Angad helps package teas for sale. He goes on cold calls. He works on social media postings.
But, yeah, he definitely needs support to operate the business. One biggie: He doesn’t really grasp the money part.
Dressed in a yellow shirt with little blue sharks on it, he prepared to leave the house for his cold call in Buckhead. But first there was the challenge of putting on his New Balance sneakers. Rather than untying the shoe laces first, Angad struggled to shove his socked feet into the shoes. Eventually, his father helped him.
Angad doesn’t drive. A job coach, paid through the state of Georgia, took him on his cold call. His parents stayed home. During the drive, his coach, fellow 23-year-old Caroline Kramer, pressed him to practice his sales pitch.
“So how do you usually start out by introducing yourself?” she asked.
“Chai Ho Tea,” he replied.
She prompted him: “‘Hi, my name is Angad ....’”
“Why my name?”
“Because it is good to introduce yourself when you go in different places.”
“Hi, my name is Angad. I want to display my tea,” he said.
“You have to explain a little bit more,” Kramer said. “What kind of tea?”
He rattled off the types.
“Sometimes it takes practice to be able to present well with different businesses,” she coached.
He just needed a little warm-up.
“Hi, my name is Angad Sahgal. I want to display my tea. I have a variety of teas. Masala Chai. Chamomile. Basil. Hibiscus Winter Wine. Turmeric. Rose. I want to display my teas in Lucy’s Market, and I source them from India.”
“Nice job,” Kramer said.
They practiced again.
When they reach Lucy’s Market, Sahgal shows no inhibition. They walk in and he takes the lead as they head for a back counter.
Matt Kempner
Matt Kempner
“I’m Angad. Nice to meet you.”
“Nice to meet you,” says Amy Hunter, the food buyer for the shop. “What you got going on?”
“I want to display my tea at Lucy’s Market.”
“It smells so good,” Hunter says.
“Oh, thank you,” he replies.
Sahgal unwinds his pitch to Hunter and store owner Kim Wilson. His coach helps out, particularly when more detailed questions come up.
Can they get extras of the brass tea infusers that come with the set? Can they buy the teas individually? And most crucially, what’s the price?
“So we have to work on pricing,” says Wilson, the shop owner. But, “we are interested and definitely want to support you.”
They imagine including the teas in store-made gift baskets. Can he do an in-store sampling later for customers? Yes, Sahgal says. He’s already done some at farmers markets.
Hunter gives him her card. He slips it into his wallet. At Kramer’s suggestion he offers his own business card. They say goodbye. K.C. and the Sunshine Band is playing on the shop’s speakers. “Oh, that’s the way, uh-huh, uh-huh, I like it, uh-huh, uh-huh.” Sahgal walks only a short distance away, then stomps his foot in spontaneous joy. “I did it!” he tells Kramer.
“I spoke well.”
Anne Jones, the shop’s produce manager, comes over, asks if she can buy his box of samples for herself, and offers him a check.
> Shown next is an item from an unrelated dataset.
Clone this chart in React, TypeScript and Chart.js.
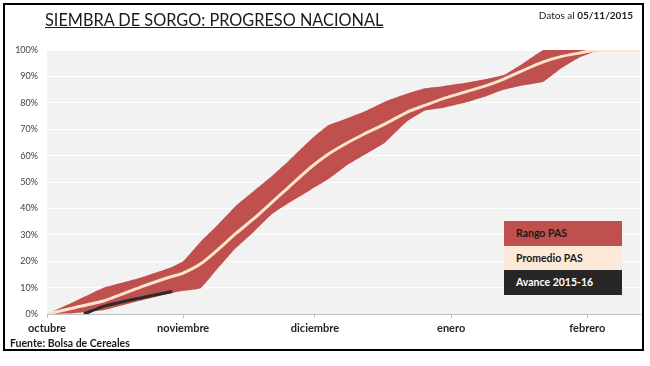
import React, { useEffect, useRef } from "react";
import { Chart, registerables } from "chart.js";

Chart.register(...registerables);

// days since 1 October
const days = [0, 6, 13, 21, 28, 31, 35, 39, 43, 47, 51, 55, 60, 64, 68, 72, 77, 82, 86, 90, 95, 100, 104, 108, 113, 117, 121, 125, 130, 135];
const rangoMax = [0, 4.5, 10, 13.6, 17.5, 20, 27.5, 34, 41, 46.5, 52, 58, 66, 71.5, 74, 76.5, 80.5, 83.5, 85.5, 86.3, 87.5, 89, 90.5, 94.5, 100, 100, 100, 100, 100, 100];
const rangoMin = [0, 0.3, 1.5, 5, 7.8, 8.8, 9.8, 17.5, 25, 31, 37.5, 42, 47, 51, 56, 60, 65, 73, 77, 78, 80, 82.5, 85, 86.5, 88, 93, 97, 99.5, 100, 100];
const promedio = [0, 2.3, 5, 10, 14, 15.5, 19, 24.5, 30.5, 36, 42, 48, 55.5, 60.5, 64.5, 68, 72, 76.5, 79, 81.5, 84, 86.5, 89, 92, 95.5, 97.5, 98.8, 100, 100, 100];
const avanceDays = [8.4, 13, 21, 28.5];
const avance = [0, 3, 6, 8.5];
const monthTicks = [0, 31, 61, 92, 123];
const monthLabels = ["octubre", "noviembre", "diciembre", "enero", "febrero"];
const yTicks = [0, 10, 20, 30, 40, 50, 60, 70, 80, 90, 100];

const FONT = "Lato, 'Open Sans', sans-serif";

export default function App() {
  const ref = useRef<HTMLCanvasElement>(null);
  useEffect(() => {
    const bgPlugin = {
      id: "plotBg",
      beforeDraw(chart: any) {
        const { ctx, chartArea } = chart;
        ctx.save();
        ctx.fillStyle = "#f2f2f2";
        ctx.fillRect(chartArea.left, chartArea.top, chartArea.right - chartArea.left, chartArea.bottom - chartArea.top);
        ctx.restore();
      },
    };
    const chart = new Chart(ref.current!, {
      type: "line",
      data: {
        datasets: [
          {
            label: "Avance 2015-16",
            data: avanceDays.map((d, i) => ({ x: d, y: avance[i] })),
            borderColor: "#2b2b2b",
            borderWidth: 3,
            pointRadius: 0,
            fill: false,
            tension: 0.2,
            order: 0,
          },
          {
            label: "Promedio PAS",
            data: days.map((d, i) => ({ x: d, y: promedio[i] })),
            borderColor: "#fbe4cc",
            borderWidth: 3,
            pointRadius: 0,
            fill: false,
            tension: 0.2,
            order: 1,
          },
          {
            label: "Rango PAS max",
            data: days.map((d, i) => ({ x: d, y: rangoMax[i] })),
            borderWidth: 0,
            borderColor: "rgba(0,0,0,0)",
            backgroundColor: "#c0504d",
            pointRadius: 0,
            fill: "+1",
            tension: 0.1,
            order: 2,
          },
          {
            label: "Rango PAS min",
            data: days.map((d, i) => ({ x: d, y: rangoMin[i] })),
            borderWidth: 0,
            borderColor: "rgba(0,0,0,0)",
            pointRadius: 0,
            fill: false,
            tension: 0.1,
            order: 3,
          },
        ],
      },
      options: {
        animation: false,
        responsive: false,
        maintainAspectRatio: false,
        layout: { padding: { left: 0, right: 10, top: 50, bottom: 30 } },
        plugins: { legend: { display: false }, tooltip: { enabled: false } },
        scales: {
          x: {
            type: "linear",
            min: 0,
            max: 135,
            afterBuildTicks: (scale: any) => {
              scale.ticks = monthTicks.map((v) => ({ value: v }));
            },
            afterFit: (scale: any) => {
              scale.height = 22;
            },
            ticks: {
              autoSkip: false,
              maxRotation: 0,
              padding: 4,
              color: "#262626",
              font: { family: FONT, size: 11, weight: "bold" },
              callback: (v: any) => {
                const i = monthTicks.indexOf(Number(v));
                return i >= 0 ? monthLabels[i] : "";
              },
            },
            grid: { drawOnChartArea: false, color: "#bfbfbf", tickLength: 4 },
            border: { color: "#bfbfbf" },
          },
          y: {
            min: 0,
            max: 100,
            afterBuildTicks: (scale: any) => {
              scale.ticks = yTicks.map((v) => ({ value: v }));
            },
            afterFit: (scale: any) => {
              scale.width = 47;
            },
            ticks: {
              padding: 9,
              color: "#404040",
              font: { family: FONT, size: 9 },
              callback: (v: any) => v + "%",
            },
            grid: { color: "#ffffff", lineWidth: 1, drawTicks: false },
            border: { display: false },
          },
        },
      },
      plugins: [bgPlugin],
    } as any);
    return () => chart.destroy();
  }, []);

  const legendBox = (bg: string, color: string, text: string) => (
    <div
      style={{
        height: 24.5,
        background: bg,
        color,
        fontFamily: FONT,
        fontWeight: "bold",
        fontSize: 10.5,
        lineHeight: "24.5px",
        paddingLeft: 12,
        boxSizing: "border-box",
      }}
    >
      {text}
    </div>
  );

  return (
    <div style={{ position: "absolute", left: 0, top: 0, width: 650, height: 366, background: "#ffffff", overflow: "hidden" }}>
      <canvas ref={ref} width={650} height={366} style={{ position: "absolute", left: 0, top: 0, width: 650, height: 366 }} />
      <div
        style={{
          position: "absolute",
          left: 3,
          top: 3,
          width: 641,
          height: 348,
          border: "2.5px solid #000",
          boxSizing: "border-box",
          pointerEvents: "none",
        }}
      />
      <div
        style={{
          position: "absolute",
          left: 45,
          top: 8,
          fontFamily: FONT,
          fontSize: 18,
          color: "#1a1a1a",
          textDecoration: "underline",
          whiteSpace: "nowrap",
          transform: "scaleX(0.905)",
          transformOrigin: "left top",
        }}
      >
        SIEMBRA DE SORGO: PROGRESO NACIONAL
      </div>
      <div
        style={{
          position: "absolute",
          right: 17,
          top: 9,
          fontFamily: FONT,
          fontSize: 10,
          color: "#1a1a1a",
          whiteSpace: "nowrap",
        }}
      >
        Datos al <b>05/11/2015</b>
      </div>
      <div
        style={{
          position: "absolute",
          left: 10,
          top: 337,
          fontFamily: FONT,
          fontSize: 10.5,
          fontWeight: "bold",
          color: "#1a1a1a",
          whiteSpace: "nowrap",
        }}
      >
        Fuente: Bolsa de Cereales
      </div>
      <div style={{ position: "absolute", left: 504, top: 221, width: 118 }}>
        {legendBox("#c0504d", "#1a1a1a", "Rango PAS")}
        {legendBox("#fde9d9", "#1a1a1a", "Promedio PAS")}
        {legendBox("#262626", "#ffffff", "Avance 2015-16")}
      </div>
    </div>
  );
}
Sahgal calls his mom to find out who the check should be made out to. “They are buying my box,” he tells his mom over the phone. Then he does that joyful stomp again and again. “I did it mom! I love you.”
Weeks later, a buyer for Lucy’s Market put in an initial order for 25 containers of Chai Ho Teas.
Kramer has other clients. She helps them apply for jobs or learn their roles in existing positions. “We really aim to find things that are not things you would expect people with disabilities to be able to do. And we support them to succeed.”
The goal: that eventually they won’t need much support beyond quick weekly check-ins.
Of about 20 clients, Sahgal is the only one who has his own business.
She complimented him on his cold call. “Your presence and your joy is what sells it.”